In next week’s primary election for the Republican nomination for governor, the results will be close, the participation minimal.
That’s the prediction David Sturrock, chair of the political science department at Southwest Minnesota State University in Marshall.
“I thought at first a voter turnout of 300,000 but now, best guess is a turnout of 250,000 to 275,000,” said Sturrock, who has made voter turnout a niche topic in his classes and who was a Republican congressional candidate himself in 2004. If those figures hold, that would represent less than 9 percent of registered voters in Minnesota.
It comes down to money, Sturrock said, using the 2010 DFL primary for governor as a baseline. That year, more than $10 million in total was spent in the three-way race for the DFL nomination, with 446,000 voters going to the polls.
“This time, the four Republican candidates [Jeff Johnson, Marty Seifert, Kurt Zellers, and Scott Honour] will spend a couple million dollars among them, maybe,” Sturrock said.
So, which candidate has the advantage in a low turnout election?
“Lower turnout is best for the endorsed candidate, but there is a plausible path to victory for all four candidates,” said Sturrock who noted that each candidate has his own strategy to shave a winning margin.
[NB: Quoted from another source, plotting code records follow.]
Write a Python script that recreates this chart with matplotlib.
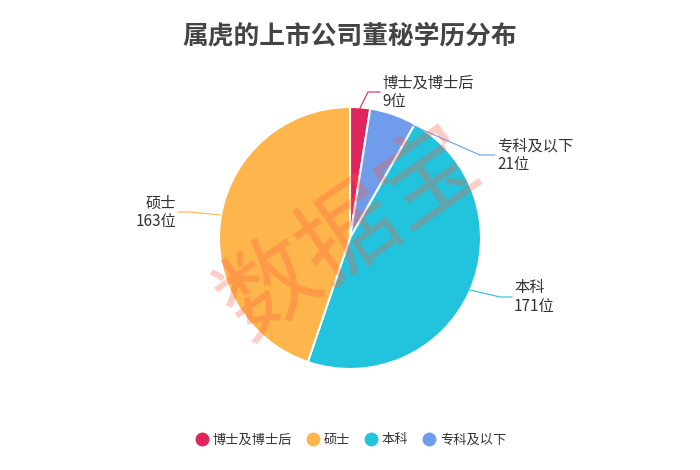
import matplotlib.pyplot as plt
from matplotlib.lines import Line2D

plt.rcParams['font.family'] = ['Noto Sans CJK SC', 'DejaVu Sans']

# pie order (clockwise from top)
names = ['博士及博士后', '专科及以下', '本科', '硕士']
counts = [9, 21, 171, 163]
colors = ['#E0245E', '#6F9CEB', '#22C3DC', '#FDB54C']
legend_order = ['博士及博士后', '硕士', '本科', '专科及以下']

fig = plt.figure(figsize=(7, 4.7), dpi=100)
cx, cy, r = 350, 238, 131
ax = fig.add_axes([(cx - r) / 700, (470 - cy - r) / 470, 2 * r / 700, 2 * r / 470])
wedges, _ = ax.pie(counts, colors=colors, startangle=90, counterclock=False,
                   wedgeprops=dict(edgecolor='white', linewidth=1.5))
ax.set_xlim(-1, 1)
ax.set_ylim(-1, 1)

def px(x, y):
    return ((x - cx) / r, (cy - y) / r)

# labels: (line start, elbow, end, text pos, ha)
labels = [
    ((360, 108), (368, 92), (380, 92), (382, 92), 'left'),
    ((400, 120), (480, 155), (495, 155), (497, 155), 'left'),
    ((470, 290), (500, 297), (512, 297), (514, 297), 'left'),
    ((220, 215), (190, 212), (178, 212), (176, 212), 'right'),
]
for i, (a, b, c, t, ha) in enumerate(labels):
    pts = [px(*a), px(*b), px(*c)]
    ax.plot([p[0] for p in pts], [p[1] for p in pts], color=colors[i], lw=0.8, clip_on=False)
    tx, ty = px(*t)
    ax.text(tx, ty, f'{names[i]}\n{counts[i]}位', ha=ha, va='center', fontsize=11,
            color='#333333', linespacing=1.1, clip_on=False)

fig.text(0.5, 1 - 36 / 470, '属虎的上市公司董秘学历分布', ha='center', va='center',
         fontsize=18.5, fontweight='bold', color='#444444')

fig.text(0.5, 0.5, '数据宝', rotation=35, ha='center', va='center', fontsize=70,
         color='#FF5A3C', alpha=0.3)

handles = [Line2D([], [], marker='o', ls='', markersize=9, color=colors[names.index(n)])
           for n in legend_order]
fig.legend(handles, legend_order, loc='center', bbox_to_anchor=(0.5, 1 - 440 / 470),
           ncol=4, frameon=False, fontsize=9.5, handletextpad=0.2, columnspacing=1.0,
           handlelength=1.2, labelcolor='#333333')

fig.savefig('out.png')
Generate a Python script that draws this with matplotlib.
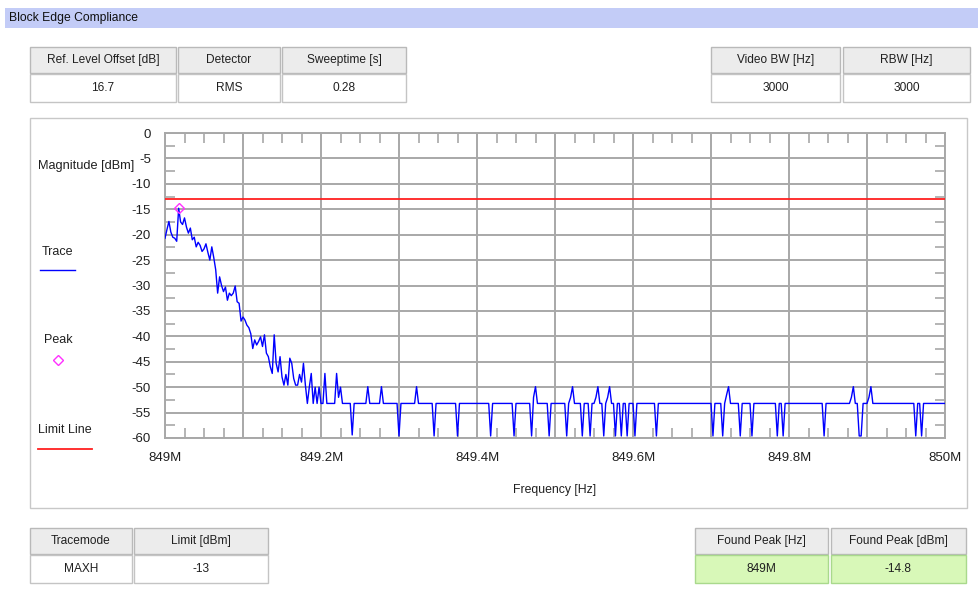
import matplotlib
matplotlib.use("Agg")
import matplotlib.pyplot as plt
from matplotlib.patches import Rectangle
from matplotlib.lines import Line2D
from matplotlib.ticker import MultipleLocator

plt.rcParams['font.family'] = ['Liberation Sans', 'DejaVu Sans']
plt.rcParams['axes.unicode_minus'] = False

W, H = 979, 606

# trace vertices: frequency offset from 849 MHz in kHz, level in dBm
trace_khz = [
    0, 2.5, 5, 7.5, 10, 12.5, 15, 17.5, 20, 22.5,
    25, 27.5, 30, 32.5, 35, 37.5, 40, 42.5, 45, 47.5,
    50, 52.5, 55, 57.5, 60, 62.5, 65, 67.5, 70, 72.5,
    75, 77.5, 80, 82.5, 85, 87.5, 90, 92.5, 95, 97.5,
    100, 102.5, 105, 107.5, 110, 112.5, 115, 117.5, 120, 122.5,
    125, 127.5, 130, 132.5, 135, 137.5, 140, 142.5, 145, 147.5,
    150, 152.5, 155, 157.5, 160, 162.5, 165, 167.5, 170, 172.5,
    175, 177.5, 180, 182.5, 185, 187.5, 190, 192.5, 195, 197.5,
    200, 202.5, 205, 207.5,
    217.5, 220, 222.5, 225, 227.5,
    237.5, 240, 242.5,
    257.5, 260, 262.5,
    275, 277.5, 280,
    297.5, 300, 302.5,
    320, 322.5, 325,
    342.5, 345, 347.5,
    372.5, 375, 377.5,
    415, 417.5, 420,
    445, 447.5, 450,
    467.5, 470, 472.5, 475, 477.5,
    490, 492.5, 495,
    512.5, 515, 517.5, 520, 522.5, 525,
    532.5, 535, 537.5,
    542.5, 545, 547.5,
    550, 552.5, 555, 557.5,
    560, 562.5, 565, 567.5, 570, 572.5,
    575, 577.5, 580,
    582.5, 585, 587.5,
    590, 592.5, 595,
    600, 602.5, 605,
    627.5, 630, 632.5,
    700, 702.5, 705,
    712.5, 715, 717.5, 720, 722.5, 725,
    735, 737.5, 740,
    750, 752.5, 755,
    782.5, 785, 787.5, 790, 792.5, 795,
    842.5, 845, 847.5,
    877.5, 880, 882.5, 885,
    887.5, 890, 892.5, 895,
    900, 902.5, 905, 907.5,
    960, 962.5, 965, 967.5, 970, 972.5,
    1000,
]
trace_dbm = [
    -20.7, -19.0, -17.4, -19.5, -20.5, -20.7, -21.3, -14.8, -17.5, -18.0,
    -16.7, -18.5, -19.7, -18.7, -21.0, -20.5, -22.4, -21.5, -22.1, -23.3,
    -22.8, -21.8, -23.5, -25.0, -22.4, -24.5, -26.9, -31.5, -28.3, -30.0,
    -31.2, -30.3, -32.9, -31.5, -32.0, -31.5, -30.1, -33.2, -33.5, -37.0,
    -36.2, -36.8, -37.8, -38.3, -39.5, -42.4, -40.7, -41.7, -41.0, -40.1,
    -42.0, -39.7, -43.3, -44.0, -46.0, -47.3, -39.7, -45.3, -47.0, -44.0,
    -48.0, -49.6, -47.5, -49.6, -44.3, -45.3, -48.3, -49.6, -49.6, -47.5,
    -49.0, -45.3, -49.6, -53.2, -50.0, -47.3, -53.2, -50.0, -53.2, -50.0,
    -53.2, -53.2, -47.3, -53.2,
    -53.2, -47.3, -52.0, -50.0, -53.2,
    -53.2, -59.4, -53.2,
    -53.2, -49.9, -53.2,
    -53.2, -49.9, -53.2,
    -53.2, -59.6, -53.2,
    -53.2, -49.9, -53.2,
    -53.2, -59.6, -53.2,
    -53.2, -59.6, -53.2,
    -53.2, -59.6, -53.2,
    -53.2, -59.6, -53.2,
    -53.2, -59.6, -52.0, -49.9, -53.2,
    -53.2, -59.6, -53.2,
    -53.2, -59.6, -53.2, -52.0, -49.9, -53.2,
    -53.2, -59.6, -53.2,
    -53.2, -59.6, -53.2,
    -53.2, -52.0, -49.9, -53.2,
    -53.2, -59.6, -53.2, -52.0, -49.9, -53.2,
    -53.2, -59.6, -53.2,
    -53.2, -59.6, -53.2,
    -53.2, -59.6, -53.2,
    -53.2, -59.6, -53.2,
    -53.2, -59.6, -53.2,
    -53.2, -59.6, -53.2,
    -53.2, -59.6, -53.2, -51.5, -49.9, -53.2,
    -53.2, -59.6, -53.2,
    -53.2, -59.6, -53.2,
    -53.2, -59.6, -53.2, -53.2, -59.6, -53.2,
    -53.2, -59.6, -53.2,
    -53.2, -52.0, -49.9, -53.2,
    -53.2, -59.6, -59.6, -53.2,
    -53.2, -52.0, -49.9, -53.2,
    -53.2, -59.6, -53.2, -53.2, -59.6, -53.2,
    -53.2,
]

limit_dbm = -13
peak_khz = 17.5
peak_dbm = -14.8

xtick_mhz = [849.0, 849.2, 849.4, 849.6, 849.8, 850.0]
xtick_labels = ['849M', '849.2M', '849.4M', '849.6M', '849.8M', '850M']

top_left_headers = ['Ref. Level Offset [dB]', 'Detector', 'Sweeptime [s]']
top_left_values = ['16.7', 'RMS', '0.28']
top_right_headers = ['Video BW [Hz]', 'RBW [Hz]']
top_right_values = ['3000', '3000']
bottom_left_headers = ['Tracemode', 'Limit [dBm]']
bottom_left_values = ['MAXH', '-13']
bottom_right_headers = ['Found Peak [Hz]', 'Found Peak [dBm]']
bottom_right_values = ['849M', '-14.8']


def fx(x):
    return x / W


def fy(y):
    return 1 - y / H


def rect(fig, x0, y0, x1, y1, fc, ec, lw=1.0):
    fig.patches.append(Rectangle((fx(x0), fy(y1)), fx(x1) - fx(x0), fy(y0) - fy(y1),
                                 transform=fig.transFigure, facecolor=fc,
                                 edgecolor=ec, linewidth=lw, zorder=-5))


def table(fig, lefts, rights, headers, values, y0, value_fc='white', value_ec='#c4c4c4'):
    for x0, x1, h, v in zip(lefts, rights, headers, values):
        rect(fig, x0, y0, x1, y0 + 26, '#ececec', '#b9b9b9')
        rect(fig, x0, y0 + 27, x1, y0 + 55, value_fc, value_ec)
        fig.text(fx((x0 + x1) / 2), fy(y0 + 13), h, ha='center', va='center', fontsize=8.6, color='#202020')
        fig.text(fx((x0 + x1) / 2), fy(y0 + 41), v, ha='center', va='center', fontsize=8.6, color='#202020')


fig = plt.figure(figsize=(W / 100, H / 100), dpi=100)
fig.patch.set_facecolor('white')

# title bar
rect(fig, 5, 8, 979, 28, '#c3ccf7', 'none')
fig.text(fx(9), fy(18), 'Block Edge Compliance', ha='left', va='center', fontsize=8.7, color='#101010')

# chart panel
rect(fig, 30, 118, 967, 508, 'white', '#c8c8c8')

table(fig, [30, 178, 282], [176, 280, 406], top_left_headers, top_left_values, 47)
table(fig, [711, 843], [840, 970], top_right_headers, top_right_values, 47)
table(fig, [30, 134], [132, 268], bottom_left_headers, bottom_left_values, 528)
table(fig, [695, 831], [828, 966], bottom_right_headers, bottom_right_values, 528,
      value_fc='#d8f8b8', value_ec='#a9d98c')

ax = fig.add_axes([fx(165), fy(438), fx(945) - fx(165), fy(133) - fy(438)], zorder=2)
ax.set_facecolor('white')

freq_mhz = [849 + k / 1000 for k in trace_khz]
ax.plot(freq_mhz, trace_dbm, color='#0000ff', linewidth=1.0, zorder=3)
ax.axhline(limit_dbm, color='#ff2020', linewidth=1.3, zorder=4)
ax.plot([849 + peak_khz / 1000], [peak_dbm], marker='D', markersize=5,
        markerfacecolor='none', markeredgecolor='#ff30ff', markeredgewidth=1.0, zorder=5,
        clip_on=False)

ax.set_xlim(849.0, 850.0)
ax.set_ylim(-60, 0)
ax.xaxis.set_minor_locator(MultipleLocator(0.025))
ax.yaxis.set_major_locator(MultipleLocator(5))
ax.yaxis.set_minor_locator(MultipleLocator(2.5))
ax.set_xticks([849 + k * 0.1 for k in range(11)])
ax.set_xticklabels(['' for _ in range(11)])
ax.grid(True, which='major', color='#a8a8a8', linewidth=1.4, zorder=1)
ax.set_axisbelow(True)

for m, lab in zip(xtick_mhz, xtick_labels):
    ax.text(m, -62.8, lab, ha='center', va='top', fontsize=9.5, color='#202020')
ax.tick_params(axis='x', which='major', length=0, pad=6)
ax.tick_params(axis='both', which='minor', direction='in', length=7, width=1.2,
               color='#a8a8a8', top=True, bottom=True, left=True, right=True)
ax.tick_params(axis='y', which='major', length=0, labelsize=9.5, labelcolor='#202020', pad=10)
for s in ax.spines.values():
    s.set_color('#a8a8a8')
    s.set_linewidth(1.4)

fig.text(fx(555), fy(490), 'Frequency [Hz]', ha='center', va='center', fontsize=8.8, color='#202020')
fig.text(fx(38), fy(166), 'Magnitude [dBm]', ha='left', va='center', fontsize=9.2, color='#202020')

# legend on the left
fig.text(fx(42), fy(252), 'Trace', ha='left', va='center', fontsize=9, color='#202020')
fig.add_artist(Line2D([fx(40), fx(75)], [fy(270), fy(270)], color='#0000ff', linewidth=1.0))
fig.text(fx(44), fy(340), 'Peak', ha='left', va='center', fontsize=9, color='#202020')
fig.add_artist(Line2D([fx(58)], [fy(360)], marker='D', markersize=5, markerfacecolor='none',
                      markeredgecolor='#ff30ff', linestyle='none'))
fig.text(fx(38), fy(430), 'Limit Line', ha='left', va='center', fontsize=9, color='#202020')
fig.add_artist(Line2D([fx(38), fx(92)], [fy(449), fy(449)], color='#ff2020', linewidth=1.3))

fig.savefig('out.png', dpi=100)
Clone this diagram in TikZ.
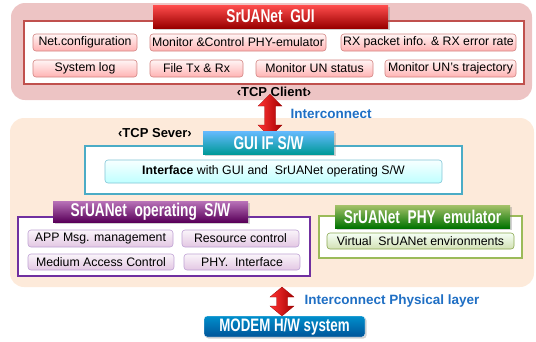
\documentclass[tikz,border=0pt]{standalone}
\usepackage{fontspec}
\setmainfont{Liberation Sans}
\newfontfamily\titlefont[FakeStretch=0.74]{Liberation Sans Bold}
\usetikzlibrary{shadows}

\definecolor{guipanel}{HTML}{EDC4C4}
\definecolor{guiline}{HTML}{C0504D}
\definecolor{srvpanel}{HTML}{FDEADA}
\definecolor{ifline}{HTML}{4BACC6}
\definecolor{opline}{HTML}{7030A0}
\definecolor{emline}{HTML}{9BBB59}
\definecolor{linkblue}{HTML}{1F6FC4}

\tikzset{
  panel/.style={rounded corners=14pt},
  inframe/.style={fill=white, line width=1.4pt},
  titlebar/.style={inner sep=0pt, text=white,
    font=\titlefont\fontsize{18.5}{20}\selectfont,
    drop shadow={shadow xshift=1.5pt, shadow yshift=-1.5pt, opacity=.35}},
  item/.style={rounded corners=3pt, inner sep=0pt, line width=.6pt,
    font=\fontsize{12.3}{14}\selectfont},
  pinkitem/.style={item, draw=guiline!70, top color=red!4, bottom color=red!30!white},
  cyanitem/.style={item, draw=ifline!70, top color=cyan!3, bottom color=cyan!25!white},
  violetitem/.style={item, draw=opline!45, top color=violet!4, bottom color=violet!22!white},
  greenitem/.style={item, draw=emline!90!black, top color=green!4!white, bottom color=emline!45!white},
  tcptag/.style={font=\bfseries\fontsize{13}{15}\selectfont},
  linktext/.style={anchor=west, text=linkblue, font=\bfseries\fontsize{13.5}{15}\selectfont},
  fatarrow/.style={left color=red!80!white, right color=red!65!black, draw=red!60!black, line width=.3pt}
}

\begin{document}
\begin{tikzpicture}[x=1pt, y=-1pt]
  \useasboundingbox (0,0) rectangle (536,341);

  % GUI client side
  \fill[panel, guipanel] (11,3) rectangle (532,100);
  \draw[inframe, draw=guiline] (24,21) rectangle (524,84);
  \node[titlebar, minimum width=235, minimum height=23, top color=red!70!white, bottom color=red!60!black]
    (gui) at (270.5,16.5) {SrUANet\ \ GUI};

  \node[pinkitem, minimum width=104, minimum height=17] (netcfg) at (85,42.5) {Net.configuration};
  \node[pinkitem, minimum width=176, minimum height=17] (monctl) at (238,42.5) {Monitor \&Control PHY-emulator};
  \node[pinkitem, minimum width=175, minimum height=17] (rxinfo) at (428.5,42.5) {RX packet info. \& RX error rate};
  \node[pinkitem, minimum width=104, minimum height=17] (syslog) at (85,68.5) {System log};
  \node[pinkitem, minimum width=93, minimum height=17] (filetx) at (196.5,68.5) {File Tx \& Rx};
  \node[pinkitem, minimum width=117, minimum height=17] (unstat) at (314.5,68.5) {Monitor UN status};
  \node[pinkitem, minimum width=131, minimum height=17] (untraj) at (450.5,68.5) {Monitor UN’s trajectory};

  \node[tcptag] (client) at (274,92) {‹TCP Client›};

  % server side
  \fill[panel, srvpanel] (10,118) rectangle (534,287);

  \shade[fatarrow] (270,94) -- (282,106) -- (275.5,106) -- (275.5,125) -- (282,125) -- (270,137)
    -- (258,125) -- (264.5,125) -- (264.5,106) -- (258,106) -- cycle;
  \node[linktext] (linklbl) at (287,114) {Interconnect};

  \node[tcptag] (server) at (155,133) {‹TCP Sever›};
  \draw[inframe, draw=ifline] (85,146) rectangle (462,194);
  \node[titlebar, minimum width=131, minimum height=23, top color=cyan!55!blue!60!white, bottom color=cyan!60!black]
    (guiif) at (268.5,142.5) {GUI IF S/W};
  \node[cyanitem, minimum width=337, minimum height=23] (iface) at (273.5,171.5)
    {\textbf{Interface} with GUI and\ \ SrUANet operating S/W};

  \draw[inframe, draw=opline] (18,217) rectangle (310,276);
  \node[titlebar, minimum width=195, minimum height=21, top color=violet!55!white, bottom color=violet!70!black]
    (opsw) at (150.5,211.5) {SrUANet\ \ operating\ \ S/W};
  \node[violetitem, minimum width=145, minimum height=17] (appmsg) at (100.5,238.5) {APP Msg. management};
  \node[violetitem, minimum width=117, minimum height=17] (resctl) at (240.5,238.5) {Resource control};
  \node[violetitem, minimum width=146, minimum height=16] (mac) at (101,262) {Medium Access Control};
  \node[violetitem, minimum width=116, minimum height=16] (phyif) at (242,262) {PHY.\ \ Interface};

  \draw[inframe, draw=emline] (319,216) rectangle (522,258);
  \node[titlebar, minimum width=175, minimum height=23, top color=emline!90!white, bottom color=green!45!black]
    (phyemu) at (422.5,216.5) {SrUANet\ \ PHY\ \ emulator};
  \node[greenitem, minimum width=187, minimum height=16] (virt) at (420.5,241) {Virtual\ \ SrUANet environments};

  % modem
  \shade[fatarrow] (282,287) -- (294,297) -- (287.5,297) -- (287.5,306) -- (294,306) -- (282,316)
    -- (270,306) -- (276.5,306) -- (276.5,297) -- (270,297) -- cycle;
  \node[linktext] (phylbl) at (301,301) {Interconnect Physical layer};
  \node[titlebar, rounded corners=3pt, draw=white, minimum width=161, minimum height=21,
    top color=blue!30!cyan!80!black, bottom color=blue!45!cyan!60!black,
    font=\titlefont\fontsize{18}{19}\selectfont]
    (modem) at (284.5,326.5) {MODEM H/W system};
\end{tikzpicture}
\end{document}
As the endorsed candidate, the Hennepin County commissioner Johnson has access to the Republic party’s voter lists, its volunteer operations, and its get-out-the-vote call centers.
Scott Honour’s independent financing of his campaign — he’s contributed $900,000 of his own money so far – can buy him the same infrastructure, plus substantial exposure with radio and TV ads.
Seifert, the candidate with lowest amount of cash, has put in what Sturrock calls “windshield time,” visiting rural counties that have a history of higher voter turnout and areas with hot local contests. Seifert spent Sunday at the Derby Days parade in Shakopee, where two GOP candidates are competing for the nomination for state representative.
Zellers’ appeal to voters, according to Sturrock, is “an interesting message: ‘I’ve stood up against Mark Dayton and I’ve won.’” Zellers also has raised enough money to communicate that message online and on television.
As for the spread of victory, “I don’t think we’ll see a very big spread, ten to 15 points between high to low and a very close spread between the top two candidates.”
Very close, he said, but adding, “hopefully not so close as to prompt a recount.”